Lesson: There's nothing like the mutual experience of getting shot at to bring people together.

**Except for maybe a pitcher of cold green beer.

Sunday, March 23, 2008


He is risen.

Friday, March 21, 2008

Riding Westward

Okay, I know I should be contemplating weightier things at the moment. Still, my Huskies -- why?!? There goes my bracket, too. Guess I'll just consider this my Good Friday pennance.

UPDATE: In all seriousness, I have had some occasion to reflect today -- and much along the lines of a poem a good friend turned me on to several years ago. It's called "Good Friday, 1613, Riding Westward" by the English poet John Donne:

"...Pleasure or business, so, our souls admit
For their first mover, and are whirl'd by it.
Hence is't, that I am carried towards the west,
This day, when my soul's form bends to the East...

"Yet dare I almost be glad, I do not see
That spectacle of too much weight for me.
Who sees Gods face, that is self-life, must die;
What a death were it then to see God die?

"...Though these things as I ride be from mine eye,
They're present yet unto my memory,
For that looks towards them; and Thou look'st towards me,
O Saviour, as Thou hang'st upon the tree.
I turn my back to thee but to receive
Corrections till Thy mercies bid Thee leave.
O think me worth Thine anger, punish me,
Burn off my rust, and my deformity;
Restore Thine image, so much, by Thy grace,
That Thou mayst know me, and I'll turn my face."

Wednesday, March 19, 2008

Arthur C. Clarke, R.I.P.

One of the literary mainstays of my childhood has passed away. John Derbyshire at The Corner has some good reflections. I wasn't what one would really call a sci-fi buff, but there was a time in my life when I simply inhaled Clarke's work.

Folks who know me understand that I'm ideologically about as far from techno-utopianism as they come (I was less so then), but Clarke nonetheless had a flair for technological imagination -- i.e., exploring the effects that new discoveries might have on the fabric of human society -- that was quite enthralling to the curious adolescent mind. Plus, his work was delightfully free of the dour dystopian cynicism that pervaded most of the science fiction I was exposed to.

Then there were Clarke's religious opinions: religion is "a necessary evil in the childhood of our particular species," was about as charitable as he got. But even as most of his works set out from that perspective, it always struck me how many of his heroes were deeply religious in the traditional sense -- and how he always tiptoed around the central mysteries of faith. My sense, though it's only a guess, is that he had a begrudging respect for serious religious people whose sense of wonder and mystery were equal to the attitude he took in his contemplation of the future.
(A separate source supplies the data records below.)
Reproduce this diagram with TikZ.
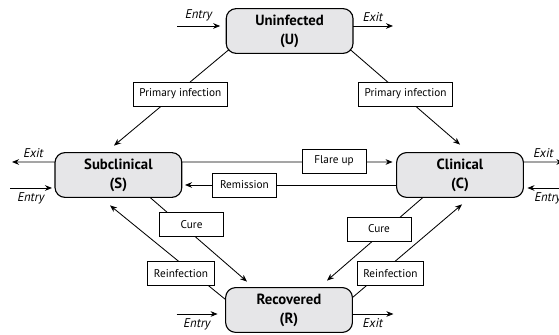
\documentclass[tikz,border=0pt]{standalone}
\usepackage{fontspec}
\setmainfont{PT Sans}
\usepackage{tikz}
\usetikzlibrary{arrows.meta}

\definecolor{statefill}{RGB}{230,230,232}

\begin{document}
\begin{tikzpicture}[
  state/.style={draw, line width=0.8pt, fill=statefill, rounded corners=0.25cm,
    minimum width=3.17cm, minimum height=1.12cm, outer sep=0pt, align=center,
    font=\bfseries\fontsize{10.5}{13.5}\selectfont},
  tag/.style={draw, line width=0.6pt, fill=white, minimum width=1.6cm,
    minimum height=0.6cm, inner xsep=0.15cm, font=\fontsize{8}{10}\selectfont},
  io/.style={inner sep=1pt, font=\itshape\fontsize{9}{11}\selectfont},
  flow/.style={line width=0.6pt, -{Stealth[length=5pt,width=4pt]}}]
\useasboundingbox (0,0) rectangle (13.975,8.375);

\node[state] (U) at (7.24,7.6) {Uninfected\\(U)};
\node[state] (S) at (2.96,4.0) {Subclinical\\(S)};
\node[state] (C) at (11.5,4.0) {Clinical\\(C)};
\node[state] (R) at (7.225,0.625) {Recovered\\(R)};

\draw[flow] ([shift={(0.075,0.1)}]U.south west) -- ([shift={(-0.11,0.175)}]S.north);
\draw[flow] ([shift={(-0.075,0.1)}]U.south east) -- ([shift={(0,0.2)}]C.north);
\draw[flow] ([yshift=0.325cm]S.east) -- ([shift={(-0.1,0.325)}]C.west);
\draw[flow] ([yshift=-0.25cm]C.west) -- ([shift={(0.08,-0.25)}]S.east);
\draw[flow] ([xshift=0.79cm]S.south) -- ([shift={(-1.05,0.15)}]R.north);
\draw[flow] ([yshift=-0.3cm]R.north west) -- ([shift={(-0.21,-0.2)}]S.south);
\draw[flow] ([xshift=-0.925cm]C.south) -- ([shift={(0.95,0.175)}]R.north);
\draw[flow] ([yshift=-0.25cm]R.north east) -- ([shift={(0.05,-0.175)}]C.south);

\node[tag] (infS) at (4.51,6.025) {Primary infection};
\node[tag] (infC) at (10.14,6.025) {Primary infection};
\node[tag] (flare) at (8.35,4.35) {Flare up};
\node[tag] (remit) at (6.11,3.75) {Remission};
\node[tag] (cureS) at (4.79,2.76) {Cure};
\node[tag] (cureC) at (9.475,2.65) {Cure};
\node[tag] (reS) at (4.525,1.54) {Reinfection};
\node[tag] (reC) at (9.76,1.54) {Reinfection};

\draw[flow] ([shift={(-1.225,0.125)}]U.west) -- node[above=2pt,io] {Entry} ([shift={(-0.15,0.125)}]U.west);
\draw[flow] ([yshift=0.125cm]U.east) -- node[above=2pt,io] {Exit} ([shift={(1.0,0.125)}]U.east);
\draw[flow] ([yshift=0.325cm]S.west) -- node[above=2pt,io] {Exit} ([shift={(-1.075,0.325)}]S.west);
\draw[flow] ([shift={(-1.125,-0.325)}]S.west) -- node[below=2pt,io] {Entry} ([shift={(-0.075,-0.325)}]S.west);
\draw[flow] ([yshift=0.325cm]C.east) -- node[above=2pt,io] {Exit} ([shift={(1.0,0.325)}]C.east);
\draw[flow] ([shift={(1.125,-0.325)}]C.east) -- node[below=2pt,io] {Entry} ([shift={(0.1,-0.325)}]C.east);
\draw[flow] ([shift={(-1.225,-0.1)}]R.west) -- node[below=2pt,io] {Entry} ([shift={(-0.2,-0.1)}]R.west);
\draw[flow] ([yshift=-0.1cm]R.east) -- node[below=2pt,io] {Exit} ([shift={(1.025,-0.1)}]R.east);
\end{tikzpicture}
\end{document}
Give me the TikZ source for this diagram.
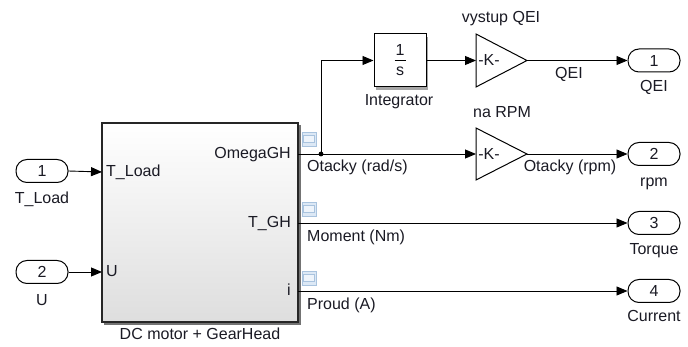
\documentclass[tikz,border=0pt]{standalone}
\usepackage{fontspec}
\setmainfont{Liberation Sans}
\usetikzlibrary{arrows.meta}
\definecolor{txt}{HTML}{1A1A24}
\definecolor{iconfill}{HTML}{DCE8F5}
\definecolor{icondraw}{HTML}{A9C3DE}
\definecolor{iconin}{HTML}{EEF4FB}
\begin{document}
\begin{tikzpicture}[x=1pt,y=-1pt,
  every node/.style={font=\fontsize{16}{19}\selectfont, inner sep=0pt, text=txt},
  lbl/.style={text height=11.5pt, text depth=3pt},
  sig/.style={line width=0.9pt, -{Triangle[length=11pt,width=9pt]}},
  wire/.style={line width=0.9pt},
  port/.style={draw, line width=1pt, rounded corners=11pt, minimum width=52pt, minimum height=23pt, fill=white},
  icon/.style={draw=icondraw, fill=iconfill, line width=0.9pt, minimum width=14pt, minimum height=14pt},
  iconinner/.style={draw=icondraw, fill=iconin, line width=0.7pt},
  gain/.style={draw, line width=1pt, fill=white}
]
\useasboundingbox (0,0) rectangle (688,347);

% main block with shadow
\fill[black!55] (104,125) rectangle (301,325);
\node[draw=black!85, line width=1.2pt, top color=white, bottom color=black!13,
      minimum width=196pt, minimum height=199pt] (dc) at (200,222.5) {};
\coordinate (dcin1) at (102,172);
\coordinate (dcin2) at (102,272);
\coordinate (dcout1) at (298,154);
\coordinate (dcout2) at (298,223);
\coordinate (dcout3) at (298,291);
\node[lbl, anchor=west] (pT) at (106,172) {T\_Load};
\node[lbl, anchor=west] (pU) at (106,272) {U};
\node[lbl, anchor=east] (pO) at (291,154) {OmegaGH};
\node[lbl, anchor=east] (pTG) at (291,223) {T\_GH};
\node[lbl, anchor=east] (pi) at (291,291) {i};
\node[lbl] (dclab) at (200,335) {DC motor + GearHead};

% port icons
\foreach \n/\y in {ic1/139, ic2/209, ic3/278}{
  \node[icon] (\n) at (309,\y) {};
  \draw[iconinner] (303.5,\y-4) rectangle (314.5,\y+3);
}

% inports
\node[port] (in1) at (42,171) {1};
\node[port] (in2) at (42,272) {2};
\node[lbl] (in1l) at (42,199) {T\_Load};
\node[lbl] (in2l) at (42,301) {U};
\draw[sig] (in1.east) -- (dcin1);
\draw[sig] (in2.east) -- (dcin2);

% integrator
\fill[black!35] (376,37) rectangle (428,90);
\node[draw, line width=1pt, fill=white, minimum width=52pt, minimum height=53pt] (int) at (400,60.5) {};
\node (one) at (400,50) {1};
\node (ess) at (400,71) {s};
\draw[line width=0.8pt] (394.5,60.5) -- (405.5,60.5);
\node[lbl] (intl) at (399,101) {Integrator};

% gains
\coordinate (g1in) at (476,60.5);
\coordinate (g1out) at (527,60.5);
\draw[gain] (476,34) -- (g1out) -- (476,87) -- cycle;
\node (k1) at (489,60) {-K-};
\node[lbl] (g1l) at (501,18) {vystup QEI};
\coordinate (g2in) at (476,154);
\coordinate (g2out) at (527,154);
\draw[gain] (476,128) -- (g2out) -- (476,180) -- cycle;
\node (k2) at (489,154) {-K-};
\node[lbl] (g2l) at (502,113) {na RPM};

% outports
\node[port] (out1) at (654,60.5) {1};
\node[port] (out2) at (654,154) {2};
\node[port] (out3) at (654,223) {3};
\node[port] (out4) at (654,291) {4};
\node[lbl] (o1l) at (654,87) {QEI};
\node[lbl] (o2l) at (654,182) {rpm};
\node[lbl] (o3l) at (654,250) {Torque};
\node[lbl] (o4l) at (654,317) {Current};

% wires
\coordinate (br) at (321,154);
\draw[wire] (dcout1) -- (br);
\draw[sig] (br) -- (g2in);
\draw[sig] (br) |- (int.west);
\fill (br) circle (2.4pt);
\draw[sig] (int.east) -- (g1in);
\draw[sig] (g1out) -- (out1.west);
\draw[sig] (g2out) -- (out2.west);
\draw[sig] (dcout2) -- (out3.west);
\draw[sig] (dcout3) -- (out4.west);

% signal labels
\node[lbl] (sQ) at (569,74) {QEI};
\node[lbl] (sR) at (570,167) {Otacky (rpm)};
\node[lbl, anchor=west] (sO) at (307,167) {Otacky (rad/s)};
\node[lbl, anchor=west] (sM) at (307,237) {Moment (Nm)};
\node[lbl, anchor=west] (sP) at (307,305) {Proud (A)};
\end{tikzpicture}
\end{document}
In any case, rest in peace.

Thursday, March 13, 2008

Claremont prof in Nazi art controversy

Speaking of news happening: Elise Viebeck, editor extraordinaire of the Claremont Independent, has just broken what looks to be a pretty major story about CMC history professor Jonathan Petropoulos and shady dealings in the world of Nazi-looted art restitution. We'll see how this unfolds.

Wednesday, March 12, 2008

Counting my blessings

Hey folks, sorry it's been a while since my last post. I promise I've been doing interesting things in the meantime. Though lest my legthy silence raise undue concern, by "interesting" I mean things such as "taking-a-Saturday-to-explore-Staten-Island interesting" and "losing-your-car-keys-on-a-ski-trip-to-the-Catskills interesting" -- not "$4,300-hookers-in-Washington-hotel-rooms interesting."

But as they say in my business, sometimes news happens.